I'm trying to apply the Bayesian rating formula, but if I rate 1 out of 5 thousand of hundreds, the final rating is greater than 5.

For example, a given item has no votes and after voting 170,000 times with 1 star, its final rating is 5.23. If I rate 100, it has a normal value.

Here is what I have in PHP.

<?php
// these values came from DB
$total_votes     = 2936;    // total of votes for all items
$total_rating    = 582.955; // sum of all ratings
$total_items     = 202;

// now the specific item, it has no votes yet
$this_num_votes  = 0;
$this_score      = 0;
$this_rating     = 0;

// simulating a lot of votes with 1 star
for ($i=0; $i < 170000; $i++) { 
    $rating_sent = 1; // the new rating, always 1

    $total_votes++; // adding 1 to total
    $total_rating = $total_rating+$rating_sent; // adding 1 to total

    $avg_num_votes = ($total_votes/$total_items); // Average number of votes in all items
    $avg_rating = ($total_rating/$total_items);   // Average rating for all items
    $this_num_votes = $this_num_votes+1;          // Number of votes for this item
    $this_score = $this_score+$rating_sent;       // Sum of all votes for this item
    $this_rating = $this_score/$this_num_votes;   // Rating for this item

    $bayesian_rating = ( ($avg_num_votes * $avg_rating) + ($this_num_votes * $this_rating) ) / ($avg_num_votes + $this_num_votes);
}
echo $bayesian_rating;
?>

Even if I flood with 1 or 2:

$rating_sent = rand(1,2)

The final rating after 100,000 votes is over 5.

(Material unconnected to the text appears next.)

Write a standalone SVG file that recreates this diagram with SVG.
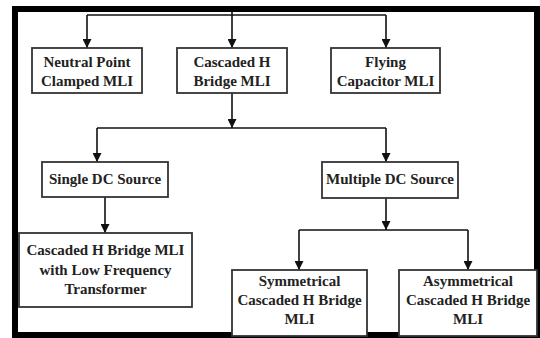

I just did a new test using

$rating_sent = rand(1,5)

And after 100,000 I got a value completely out of range range (10.53). I know that in a normal situation no item will get 170,000 votes while all the other items get no vote. But I wonder if there is something wrong with my code or if this is an expected behavior of Bayesian formula considering the massive votes.

Edit

Just to make it clear, here is a better explanation for some variables.

$avg_num_votes   // SUM(votes given to all items)/COUNT(all items)
$avg_rating      // SUM(rating of all items)/COUNT(all items)
$this_num_votes  // COUNT(votes given for this item)
$this_score      // SUM(rating for this item)
$bayesian_rating // is the formula itself

The formula is: ( (avg_num_votes * avg_rating) + (this_num_votes * this_rating) ) / (avg_num_votes + this_num_votes). Taken from here

回答1:

You need to divide by total_votes rather than total_items when calculating avg_rating.

I made the changes and got something that behaves much better here.

http://codepad.org/gSdrUhZ2